LARGO – Again, as it did two days earlier, the Largo City Commission wrongfully got the blame September 15 at the budget hearing for proposed cuts that were mentioned in the fiscal year 2006 budget.
The commission voted, 5-2, to adopt the existing budget, which has a $1.6 million shortfall and make any adjustments as the budget year unfolds. The shortfall was occasioned because the commission on August 31 voted, 4-3, for the rolled back rate. The three negative votes then came from the “Stanton gang” – Harriet Crozier, Pat Gerard and Gay Gentry – which supports City Manager Steve Stanton come what may.
On the vote last Thursday to adopt the budget, Mary Black and Gay Gentry, strange political bedfellows, voted in the negative.
Originally, to make up for the shortfall, the city administration, not the commission, proposed the cuts. Of course, they centered in on those items that were highly people sensitive.
Much of the outcry from the 32 citizens who showed up was from those folks who use school after care. It was a classic case of whose ox was being gored and obviously those who showed up were encouraged to do so by people who ran the programs. The programs all were highly praised and rated much higher by those who spoke than what the YMCA offers.
Black wanted to list certain cuts where she thought the budget had fat. Mayor Bob Jackson started to discourage her and then Crozier suggested that Black go ahead if “she wants to do her thing.”
It is no secret that the very punctilious Black is despised by Gentry, Gerard and Crozier, no doubt because she knows her p’s and q’s, is persistent, and this is obviously resented.
The parade of responsible people who came to the mike to give their input was highlighted an hour and a half into the meeting by a bizarre outburst by J.B. Butler, a well recognized city figure, who gets more strange by the day. His outburst and unwarranted personal attack on Jackson was halted when Police Chief Lester Aradi gently led him away.
As an example of what people don’t know, the after school care programs probably would not be cut from the city budget in any case because they are not funded by taxes.
They are paid for by those who use them on a pass-through basis. They are listed in the budget for accounting purposes with the payments by users going to revenue for a wash. The outreach programs cost the city about $220,000 a year.

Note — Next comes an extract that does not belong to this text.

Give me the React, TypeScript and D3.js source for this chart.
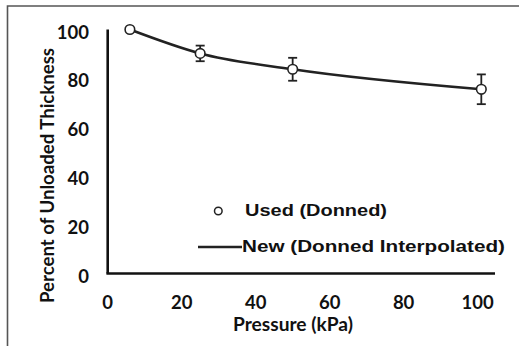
import React, { useEffect } from "react";
import * as d3 from "d3";

const pressure = [6, 25, 50, 101];
const usedPercent = [100, 90.2, 83.7, 75.5];
const usedError = [0, 3.2, 4.7, 6.1];
const newPercent = [100, 90.2, 83.7, 75.5];
const xTicks = [0, 20, 40, 60, 80, 100];
const yTicks = [0, 20, 40, 60, 80, 100];
const legendLabels = ["Used (Donned)", "New (Donned Interpolated)"];
const xTitle = "Pressure (kPa)";
const yTitle = "Percent of Unloaded Thickness";

const W = 519;
const H = 346;

export default function App() {
  useEffect(() => {
    document.body.style.margin = "0";
  }, []);

  const x = d3.scaleLinear().domain([0, 104.7]).range([107.7, 495]);
  const y = d3.scaleLinear().domain([0, 100]).range([273.5, 29.5]);

  const line = d3
    .line<number>()
    .x((_, i) => x(pressure[i]))
    .y((d) => y(d))
    .curve(d3.curveMonotoneX);

  const tickFont = "Lato, 'Open Sans', sans-serif";
  const legendFont = "'Liberation Sans', Arial, sans-serif";

  return (
    <svg
      width={W}
      height={H}
      viewBox={`0 0 ${W} ${H}`}
      style={{ position: "absolute", left: 0, top: 0, background: "#fff" }}
    >
      <rect x={0} y={0} width={W} height={H} fill="#fff" />
      {/* frame */}
      <path d={`M7.5,346 V6 H519`} fill="none" stroke="#555" strokeWidth={1.6} />

      {/* axes */}
      <line x1={x(0)} x2={x(0)} y1={y(100)} y2={y(0)} stroke="#111" strokeWidth={2.6} />
      <line x1={x(0) - 1.3} x2={x(104.7)} y1={y(0)} y2={y(0)} stroke="#111" strokeWidth={2.6} />

      {/* y tick labels */}
      {yTicks.map((t) => (
        <text
          key={"y" + t}
          x={89}
          y={y(t) + 2}
          textAnchor="end"
          dominantBaseline="central"
          fontFamily={tickFont}
          fontWeight={700}
          fontSize={18.5}
          fill="#111"
        >
          {t}
        </text>
      ))}

      {/* x tick labels */}
      {xTicks.map((t) => (
        <text
          key={"x" + t}
          x={x(t)}
          y={308.5}
          textAnchor="middle"
          fontFamily={tickFont}
          fontWeight={700}
          fontSize={18.5}
          fill="#111"
        >
          {t}
        </text>
      ))}

      {/* axis titles */}
      <text
        x={293}
        y={330.5}
        textAnchor="middle"
        fontFamily={tickFont}
        fontWeight={700}
        fontSize={18.5}
        textLength={120}
        lengthAdjust="spacingAndGlyphs"
        fill="#111"
      >
        {xTitle}
      </text>
      <text
        transform={`translate(54,175.5) rotate(-90)`}
        textAnchor="middle"
        fontFamily={tickFont}
        fontWeight={700}
        fontSize={18}
        textLength={255}
        lengthAdjust="spacingAndGlyphs"
        fill="#111"
      >
        {yTitle}
      </text>

      {/* interpolated line */}
      <path d={line(newPercent) || ""} fill="none" stroke="#222" strokeWidth={2.6} />

      {/* error bars */}
      {pressure.map((p, i) =>
        usedError[i] > 0 ? (
          <g key={"e" + i} stroke="#222" strokeWidth={1.8}>
            <line x1={x(p)} x2={x(p)} y1={y(usedPercent[i] + usedError[i])} y2={y(usedPercent[i] - usedError[i])} />
            <line x1={x(p) - 4.5} x2={x(p) + 4.5} y1={y(usedPercent[i] + usedError[i])} y2={y(usedPercent[i] + usedError[i])} />
            <line x1={x(p) - 4.5} x2={x(p) + 4.5} y1={y(usedPercent[i] - usedError[i])} y2={y(usedPercent[i] - usedError[i])} />
          </g>
        ) : null
      )}

      {/* markers */}
      {pressure.map((p, i) => (
        <circle
          key={"m" + i}
          cx={x(p)}
          cy={y(usedPercent[i])}
          r={4.8}
          fill="#fff"
          stroke="#222"
          strokeWidth={1.6}
        />
      ))}

      {/* legend */}
      <circle cx={218.3} cy={211} r={3.8} fill="#fff" stroke="#222" strokeWidth={1.5} />
      <text
        x={245}
        y={215.5}
        fontFamily={legendFont}
        fontWeight={700}
        fontSize={17}
        textLength={142}
        lengthAdjust="spacingAndGlyphs"
        fill="#111"
      >
        {legendLabels[0]}
      </text>
      <line x1={198} x2={242} y1={247} y2={247} stroke="#222" strokeWidth={2.6} />
      <text
        x={242}
        y={252.3}
        fontFamily={legendFont}
        fontWeight={700}
        fontSize={17}
        textLength={263}
        lengthAdjust="spacingAndGlyphs"
        fill="#111"
      >
        {legendLabels[1]}
      </text>
    </svg>
  );
}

So the outcry was much ado about nothing. The care costs taxpayers nothing and there is no way the commission would cut outreach programs. Jackson pointed out that there would be no cuts in what people were worried about, but the commission let the citizens give their views anyway.
Jackson also pointed out that the city has no debt and although there may be a tax increase next year, the city is on a sound financial course.
Among the parade of citizens to the people’s microphone was one individual said she was surprised at the cuts and “didn’t see it in the paper.” She obviously does not read the Clearwater Gazette & Beach Views which covers Largo news extensively.
If nothing else, the scare tactics of key cuts put forth by the administration, not the commission, had the salutary effect of waking up the populace to their city government in a city that is noted for its apathy.
It has to be emphasized that the City Commission never suggested any cuts. The proposed cutbacks were put out by the city manager without any discussion whatsoever with the commission.
The commission never had in mind any cuts in the programs or the elimination of any jobs or parks programs or the victims advocates program.
All of the cuts and the subsequent outcry was political move by Stanton and the administration because he was chagrined over the fact that the commission had voted to set the millage rate at the rolled back rate, instead of going with what he wanted – 4.75 mills.
Jackson tried to soften any criticism of Stanton by saying that he made “suggestions” not “recommendations.” Black said she saw little difference in the two concepts.
The rolled back rate is the millage that will raise the same amount of money raised in the previous budget year. This resulted in a necessary budget reduction of $1.6 million that will be probably ultimately taken out of the city’s substantial reserves.